Every generation sets out to be better parents than their own parents. We want to fix all of the things our folks did wrong. In the process though, we make other mistakes. There is no perfect parent just like there is no perfect child. I have to say the best thing that ever happened to me was becoming a Mom when I wasn’t expecting it. As a young Mom I was completely stupid, I hated to hear her cry so I just carried her around all the time. She was in a Snuggli baby carrier for most of her first year. I breast fed my kids forever because it was cheaper. I made my own baby food because it was cheaper. They wore cloth diapers because it was cheaper. Being young and poor dictates a lot of your life choices. Grandparents babysat because it was cheaper. Or we brought our kids wherever we went. Clothes were homemade or hand me down. Meat was not a daily food staple. Children were quizzed on how many fruits and vegetables they ate each day. Seven was the required amount. There were three rules in our house. Don’t lie. Don’t make me say it twice. Don’t talk back. That was it. They were all given money to budget and do as they saw fit. No questions asked. There were responsibilities as well. I don’t fold socks or put away clothes. I wash and fold things and place them into individual baskets. Put your own stuff away. We had a large calendar on the kitchen wall and each family member had a different colour pen. All activities were on the calendar. If it wasn’t, it didn’t happen. We were all busy running here and there as the family grew older. No last minute stuff allowed. As far as school went, we helped if asked. We hired tutors if asked. If you fail or pass that is on you. My kids aren’t dummies. They have average intellect and how far they went in life was up to them. We didn’t push in any way. One daughter wishes we had. So now she can push her kids. See how it works out. I am not saying either way is right or wrong. It is about choices. My choices were mainly due to my philosophy of taking the path of least resistance. What is easiest for me in the long run?
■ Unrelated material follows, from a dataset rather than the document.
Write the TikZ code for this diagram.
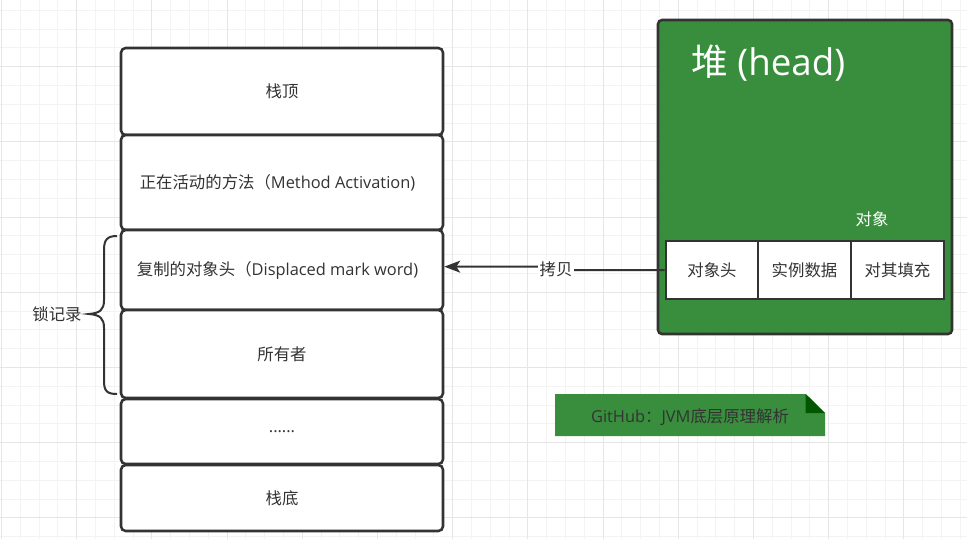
\documentclass[tikz,border=0pt]{standalone}
\usepackage{fontspec}
\setmainfont{Open Sans}
\newfontfamily\cjk{Noto Sans CJK SC}
\usetikzlibrary{arrows.meta}
\definecolor{ink}{HTML}{333333}
\definecolor{heapgreen}{HTML}{388E3C}
\definecolor{folddark}{HTML}{005700}
\definecolor{gridminor}{HTML}{F3F3F3}
\definecolor{gridmajor}{HTML}{E6E6E6}
\tikzset{
  stackbox/.style={draw=ink, line width=1.9pt, fill=white, rounded corners=3.5pt,
    minimum width=241.5pt, inner sep=0pt, text=ink, font=\fontsize{12.3pt}{14pt}\selectfont},
  objbox/.style={draw=ink, line width=1.9pt, fill=white, minimum height=43.5pt,
    inner sep=0pt, text=ink, font=\fontsize{12.3pt}{14pt}\cjk},
  lbl/.style={text=ink, inner sep=1pt, font=\fontsize{12.3pt}{14pt}\selectfont},
  arr/.style={draw=ink, line width=1.5pt, -{Stealth[length=12pt,width=9pt,inset=3pt]}},
}
\begin{document}
\begin{tikzpicture}[x=0.75pt,y=-0.75pt]
\fill[white] (0,0) rectangle (967,539);
\useasboundingbox (0,0) rectangle (967,539);
% grid
\foreach \i in {0,...,52} {
  \draw[gridminor, line width=0.75pt] ({1.5+18.8*\i},0) -- ({1.5+18.8*\i},539);
}
\foreach \i in {-1,...,28} {
  \draw[gridminor, line width=0.75pt] (0,{10.3+18.8*\i}) -- (967,{10.3+18.8*\i});
}
\foreach \i in {0,...,13} {
  \draw[gridmajor, line width=0.75pt] ({1.5+75.2*\i},0) -- ({1.5+75.2*\i},539);
}
\foreach \i in {0,...,7} {
  \draw[gridmajor, line width=0.75pt] (0,{-8.5+75.2*\i}) -- (967,{-8.5+75.2*\i});
}

% stack
\node[stackbox, minimum height=87*0.75pt] (top) at (282,91.5) {\cjk 栈顶};
\node[stackbox, minimum height=95*0.75pt] (active) at (282,182.5) {{\cjk 正在活动的方法（}Method Activation)\hspace*{6.75pt}};
\node[stackbox, minimum height=80*0.75pt] (dup) at (282,270) {\raisebox{1.5pt}{{\cjk 复制的对象头（}Displaced mark word)}\hspace*{6.75pt}};
\node[stackbox, minimum height=88*0.75pt] (owner) at (282,354) {\cjk 所有者};
\node[stackbox, minimum height=65*0.75pt] (dots) at (282,431.5) {......};
\node[stackbox, minimum height=66*0.75pt] (bottom) at (282,498) {\cjk 栈底};

% brace
\draw[ink, line width=1.5pt] (117,236) .. controls (107,236) and (104,240) .. (104,250)
  -- (104,300) .. controls (104,310) and (100,313) .. (89,314)
  .. controls (100,315) and (104,318) .. (104,328)
  -- (104,381) .. controls (104,391) and (107,394) .. (117,394);
\node[lbl, font=\fontsize{12.3pt}{14pt}\cjk] (lock) at (57,314) {锁记录};

% heap
\node[draw=ink, line width=1.9pt, fill=heapgreen, rounded corners=3pt,
  minimum width=294*0.75pt, minimum height=314*0.75pt, inner sep=0pt] (heap) at (805,177) {};
\node[anchor=west, text=white, inner sep=0pt, font=\fontsize{27.5pt}{30pt}\selectfont] (title) at (691,63) {{\cjk 堆} (head)};
\node[lbl, text=white, font=\fontsize{12.3pt}{14pt}\cjk] (objlbl) at (872,219) {对象};
\node[objbox, minimum width=92*0.75pt] (objhead) at (712,270) {对象头};
\node[objbox, minimum width=93*0.75pt] (inst) at (804.5,270) {实例数据};
\node[objbox, minimum width=93*0.75pt] (pad) at (897.5,270) {对其填充};

% copy arrow
\draw[arr] (objhead.west) -- (556,270) -- (556,266.7) -- ([yshift=2.5pt]dup.east);
\node[lbl, fill=white, font=\fontsize{12.3pt}{14pt}\cjk] (copy) at (556,269) {拷贝};

% note
\fill[heapgreen] (555,394) -- (805.7,394) -- (825,413) -- (825,436) -- (555,436) -- cycle;
\fill[folddark] (805.7,394) -- (805.7,413) -- (825,413) -- cycle;
\node[lbl] (note) at (690,417) {GitHub{\cjk ：}JVM{\cjk 底层原理解析}};
\end{tikzpicture}
\end{document}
In the later years there was very little rebellion. As one child said, there was nothing to rebel against. The oldest pushed the envelope a bit more than the others . Usually because she never came home when she said she would. I worried about her. This was before cell phones and texting. I let the kids choose their curfews because I figured they would come home when the last friend had to be home. So as far as I was concerned there was no reason to be late. JUST PHONE ME!!! My oldest still panics when she is late for something with me. My childrens rooms were their own space. Private. I didn’t really enter their sanctuary and if the mess was too much we just closed the door. One child wrote on her walls with her friends. Played games of tic tac toe. Drew pictures. Everyone she knew wrote their name and phone number on her wall. All in permanent marker. They made a wall border using fingerpaints. I cried years later when she had moved into her own house and we repainted the room. It was sad. Another child cut pictures from a Michael Jordan book and taped every inch of her walls with the pictures. I cried then as well only it was because she had cut up a book. For me it was sacrilege. I love books. My baby. Well he spent every penny on war hammer and video games. His room was always game ready or in full painting mode. We still have it all. The garage rafters are full.
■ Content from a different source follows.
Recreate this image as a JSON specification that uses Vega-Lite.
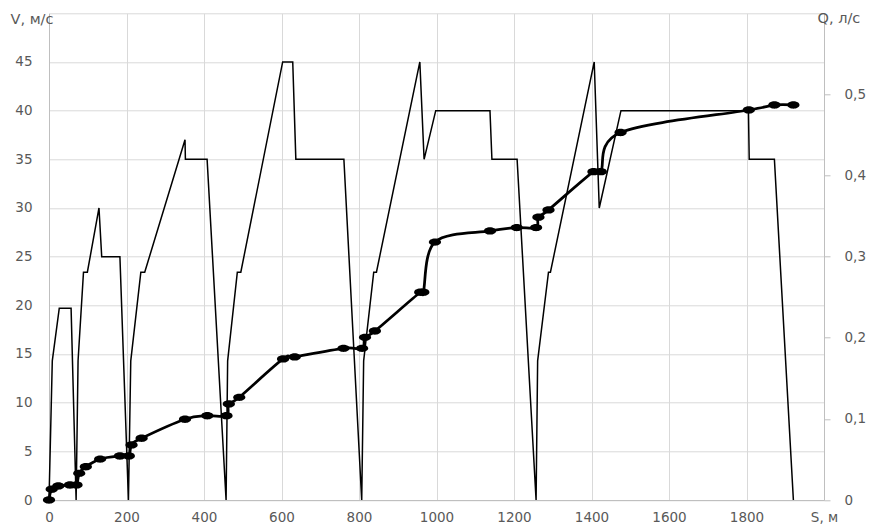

Children will always fight against their parents. In time when they have their own families they understand a bit better what parenting is all about. It all comes full circle. I learn lots from my kids even now. As for the hippy thing, my Grandkids know I am just Mormor. They don’t really think much about it. It’s just me. No labels. I am their Mormor. Everything about me is just normal to them. There are still times when my kids roll their eyes at some of the things I think, say or do. And wear. Just like their Dad. I think for the most part they realize it wasn’t a bad way to grow up. If nothing else they have learned that being a little different is ok. Music is magic and sports are good for the mind and soul as well as the body. God loves you even if you sleep in on Sunday. For our family, education was just those three things. Music sports and God. School was for making friends and learning social skills. Right wrong or otherwise we did the best we could. It was hard raising kids. My kids were fortunate to have one parent at each end of the spectrum. The flake and the pragmatist. I learned a lot about my own mother while I raised my kids. I have learned that she wasn’t odd or weird or crazy. She was just an older version of me!